An assessment of the exchange between CAN and NCEF indicates that the misunderstanding between the two appears anchored on their disposition towards the plight of Christians in Nigeria than on their political or secular differences. NCEF, from its statement denouncing the CAN visit, seems more keenly aware of the sufferings of Christians, particularly in the northern part of the country, while the apex Christian organisation on the other hand claims to be more doctrinal. It is hard to see reconciliation between the two positions anytime soon. Closely leashed to this major difference is the fact that the Rev. Ayokunle-led CAN appears to be less militant than his predecessor’s, the Ayo Oritsejafor-led CAN. Nostalgia may, therefore, be playing a role in the disagreement, with both parties occupying choice sections of the moral and doctrinal high ground and training their secular guns at each other’s position.

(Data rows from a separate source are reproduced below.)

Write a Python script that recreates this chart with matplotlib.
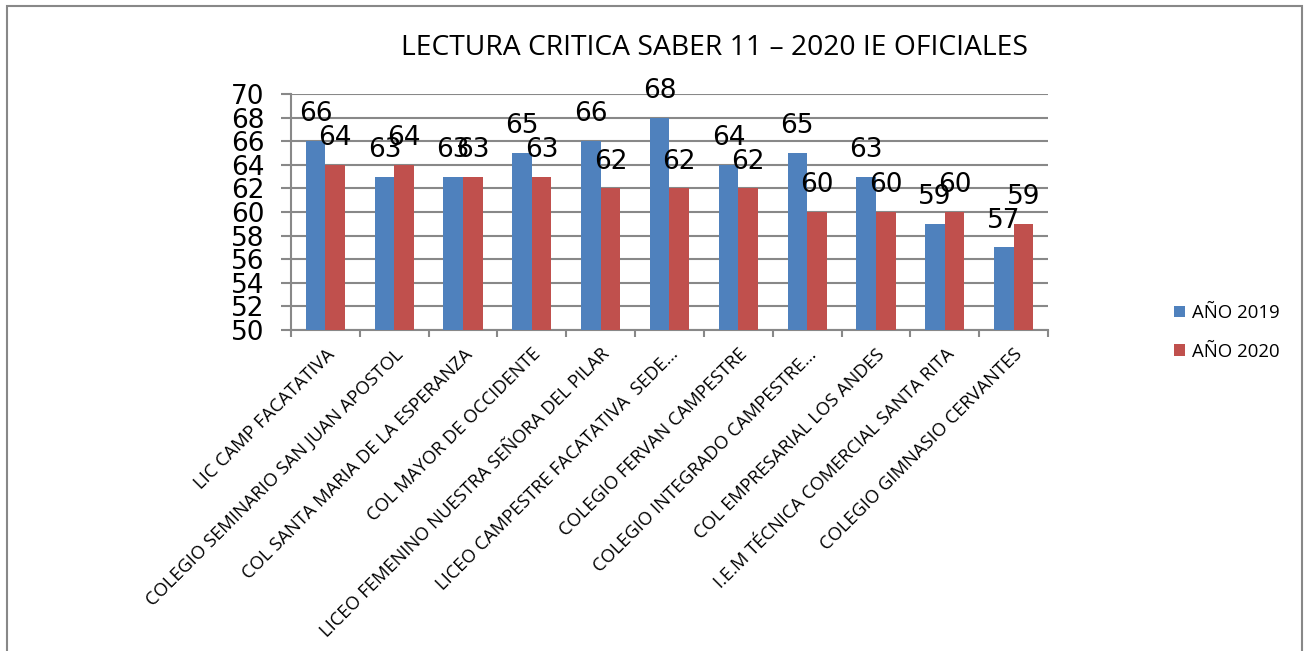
import matplotlib.pyplot as plt
import numpy as np
from matplotlib.patches import Rectangle

# data
schools = [
    "LIC CAMP FACATATIVA",
    "COLEGIO SEMINARIO SAN JUAN APOSTOL",
    "COL SANTA MARIA DE LA ESPERANZA",
    "COL MAYOR DE OCCIDENTE",
    "LICEO FEMENINO NUESTRA SEÑORA DEL PILAR",
    "LICEO CAMPESTRE FACATATIVA  SEDE…",
    "COLEGIO FERVAN CAMPESTRE",
    "COLEGIO INTEGRADO CAMPESTRE…",
    "COL EMPRESARIAL LOS ANDES",
    "I.E.M TÉCNICA COMERCIAL SANTA RITA",
    "COLEGIO GIMNASIO CERVANTES",
]
y2019 = [66, 63, 63, 65, 66, 68, 64, 65, 63, 59, 57]
y2020 = [64, 64, 63, 63, 62, 62, 62, 60, 60, 60, 59]
series_names = ["AÑO 2019", "AÑO 2020"]
yticks = list(range(50, 71, 2))

BLUE = "#4F81BD"
RED = "#C0504D"
GRID = "#888888"

fig = plt.figure(figsize=(13.09, 6.51), dpi=100)
ax = fig.add_axes([0.2223, 0.4931, 0.5783, 0.3625])

x = np.arange(len(schools))
w = 0.285
b1 = ax.bar(x - w / 2, y2019, w, color=BLUE, label=series_names[0], zorder=3)
b2 = ax.bar(x + w / 2, y2020, w, color=RED, label=series_names[1], zorder=3)

# value labels above bars
for bars in (b1, b2):
    for r in bars:
        ax.annotate(str(int(r.get_height())), (r.get_x() + r.get_width() / 2, r.get_height()),
                    xytext=(0, 10), textcoords="offset points", ha="center", va="bottom",
                    fontsize=19, family="DejaVu Sans", zorder=5)

ax.set_ylim(50, 70)
ax.set_xlim(-0.5, len(schools) - 0.5)
ax.set_yticks(yticks)
ax.yaxis.grid(True, color=GRID, lw=1.5, zorder=0)
ax.tick_params(axis="y", length=7, width=1.5, color=GRID, pad=12, labelsize=19)

ax.set_xticks(x)
ax.set_xticklabels(schools, rotation=45, ha="right", rotation_mode="anchor",
                   family="Open Sans", fontsize=13.2)
ax.tick_params(axis="x", which="major", length=0, pad=11)
ax.set_xticks(np.arange(-0.5, len(schools), 1), minor=True)
ax.tick_params(axis="x", which="minor", length=5, width=1.5, color=GRID)

for s in ("top", "right"):
    ax.spines[s].set_visible(False)
for s in ("left", "bottom"):
    ax.spines[s].set_color(GRID)
    ax.spines[s].set_linewidth(1.5)

fig.text(0.546, 0.927, "LECTURA CRITICA SABER 11 – 2020 IE OFICIALES",
         ha="center", va="center", family="Open Sans", fontsize=20.3)

ax.legend(loc="center left", bbox_to_anchor=(1.144, -0.01), frameon=False,
          prop={"family": "Open Sans", "size": 13.4}, handlelength=0.6, handleheight=0.6,
          handletextpad=0.4, labelspacing=1.1)

# outer frame
fig.patches.append(Rectangle((7 / 1309, -0.05), 1295 / 1309, 1.05 - 6 / 651,
                             transform=fig.transFigure, fill=False, ec=GRID, lw=1.5))

fig.savefig("out.png", dpi=100)
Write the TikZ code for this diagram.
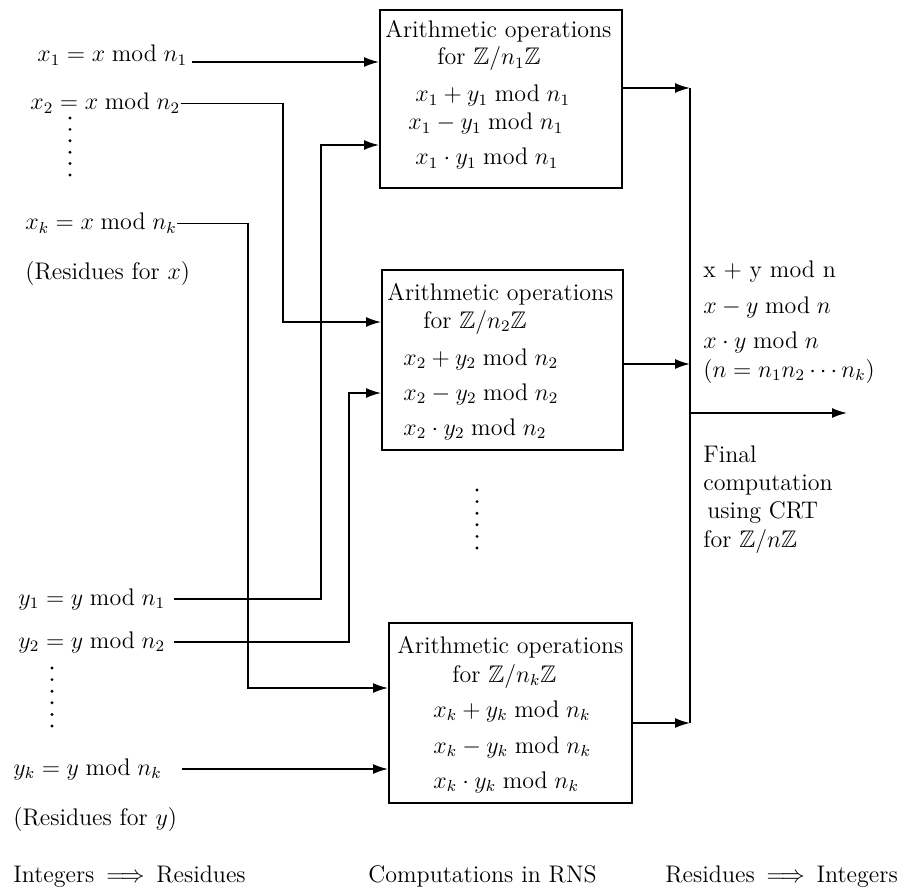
\documentclass[tikz,border=0pt]{standalone}
\usepackage{amsmath,amssymb}
\usetikzlibrary{arrows.meta}
\begin{document}
\begin{tikzpicture}[x=0.5pt,y=-0.5pt,
  lab/.style={anchor=base west,inner sep=0pt,font=\fontsize{12}{14}\selectfont},
  opbox/.style={draw,line width=1pt,inner sep=0pt},
  wire/.style={line width=0.8pt},
  arr/.style={wire,-{Latex[length=7.5pt,width=5pt]}}]
\useasboundingbox (0,0) rectangle (908,887);

% operation boxes
\node[opbox,minimum width=121pt,minimum height=89pt] (b1) at (501,99) {};
\node[opbox,minimum width=120.5pt,minimum height=90pt] (b2) at (502.5,360) {};
\node[opbox,minimum width=121.5pt,minimum height=90pt] (b3) at (510.5,713) {};

% box 1 contents
\node[lab] (b1t1) at (385,38) {Arithmetic operations};
\node[lab] (b1t2) at (437,65) {for $\mathbb{Z}/n_1\mathbb{Z}$};
\node[lab] (b1t3) at (415,102) {$x_1+y_1 \bmod n_1$};
\node[lab] (b1t4) at (408,130) {$x_1-y_1 \bmod n_1$};
\node[lab] (b1t5) at (415,165) {$x_1\cdot y_1 \bmod n_1$};

% box 2 contents
\node[lab] (b2t1) at (387,300) {Arithmetic operations};
\node[lab] (b2t2) at (423,328) {for $\mathbb{Z}/n_2\mathbb{Z}$};
\node[lab] (b2t3) at (403,365) {$x_2+y_2 \bmod n_2$};
\node[lab] (b2t4) at (403,400) {$x_2-y_2 \bmod n_2$};
\node[lab] (b2t5) at (403,435) {$x_2\cdot y_2 \bmod n_2$};

% box k contents
\node[lab] (b3t1) at (397,653) {Arithmetic operations};
\node[lab] (b3t2) at (452,682) {for $\mathbb{Z}/n_k\mathbb{Z}$};
\node[lab] (b3t3) at (433,717) {$x_k+y_k \bmod n_k$};
\node[lab] (b3t4) at (433,753) {$x_k-y_k \bmod n_k$};
\node[lab] (b3t5) at (433,788) {$x_k\cdot y_k \bmod n_k$};

% residues of x
\node[lab] (xa) at (37,62) {$x_1 = x \bmod n_1$};
\node[lab] (xb) at (30,110) {$x_2 = x \bmod n_2$};
\node[lab] (xk) at (25,230) {$x_k = x \bmod n_k$};
\node[lab] (rx) at (25,279) {(Residues for $x$)};

% residues of y
\node[lab] (ya) at (18,605) {$y_1 = y \bmod n_1$};
\node[lab] (yb) at (18,648) {$y_2 = y \bmod n_2$};
\node[lab] (yk) at (13,775) {$y_k = y \bmod n_k$};
\node[lab] (ry) at (13,825) {(Residues for $y$)};

% results
\node[lab] (r1) at (703,278) {x $+$ y mod n};
\node[lab] (r2) at (703,313) {$x - y \bmod n$};
\node[lab] (r3) at (703,348) {$x \cdot y \bmod n$};
\node[lab] (r4) at (703,377) {$(n = n_1 n_2 \cdots n_k)$};
\node[lab] (f1) at (703,462) {Final};
\node[lab] (f2) at (703,490) {computation};
\node[lab] (f3) at (707,518) {using CRT};
\node[lab] (f4) at (703,547) {for $\mathbb{Z}/n\mathbb{Z}$};

% stage captions
\node[lab] (s1) at (13,882) {Integers\hspace{2pt} $\Longrightarrow$\hspace{2pt} Residues};
\node[lab] (s2) at (368,882) {Computations in RNS};
\node[lab] (s3) at (665,882) {Residues\hspace{2pt} $\Longrightarrow$\hspace{2pt} Integers};

% omitted entries
\foreach \i in {0,...,5} {
  \fill (70,118+11.4*\i) circle (0.8pt);
  \fill (52,668+11.6*\i) circle (0.8pt);
  \fill (477,490+11.6*\i) circle (0.8pt);
}

% bends of the input wires
\coordinate (cxb) at (283,322);
\coordinate (cxk) at (248,688);
\coordinate (cya) at (321,145);
\coordinate (cyb) at (349,393);

% inputs
\draw[arr] ([xshift=2pt]xa.base east) -- (b1.west |- xa.base east);
\draw[arr] (xb.east) -| (cxb) -- (b2.west |- cxb);
\draw[arr] (xk.east) -| (cxk) -- (b3.west |- cxk);
\draw[arr] ([xshift=4pt]ya.east) -| (cya) -- (b1.west |- cya);
\draw[arr] ([xshift=4pt]yb.east) -| (cyb) -- (b2.west |- cyb);
\draw[arr] ([xshift=10pt]yk.east) -- (b3.west |- yk.east);

% outputs and recombination
\coordinate (j1) at (690,88);
\coordinate (j2) at (690,364);
\coordinate (j3) at (690,723);
\coordinate (jo) at (690,413);
\coordinate (res) at (847,413);
\draw[arr] (b1.east |- j1) -- (j1);
\draw[arr] (b2.east |- j2) -- (j2);
\draw[arr] (b3.east |- j3) -- (j3);
\draw[wire] (j1) -- (j3);
\draw[arr] (jo) -- (res);
\end{tikzpicture}
\end{document}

The church, through CAN and NCEF, may have to rediscover the effective methods by which they advanced their faith in the past millenniums, particularly under hostile regimes, neither by hostility towards adversarial governments, as seems justified and even sensible, nor by appeasement or superfluous friendship, as seems doctrinally sensible. Christians over the centuries have been torn between what tactics to employ in the advancement of their faith and the protection of their members. Neither CAN nor NCEF can escape censure in the current impasse. Though their misunderstanding appears unseemly, it is more a call for them to re-examine their faith and discover where their strength lies. In addition, they will also have to find ways of transcending their disagreements, along the classic leitmotifs of their faith, in order not to empower the opposition and make their members vulnerable to agnostic jokes and derision.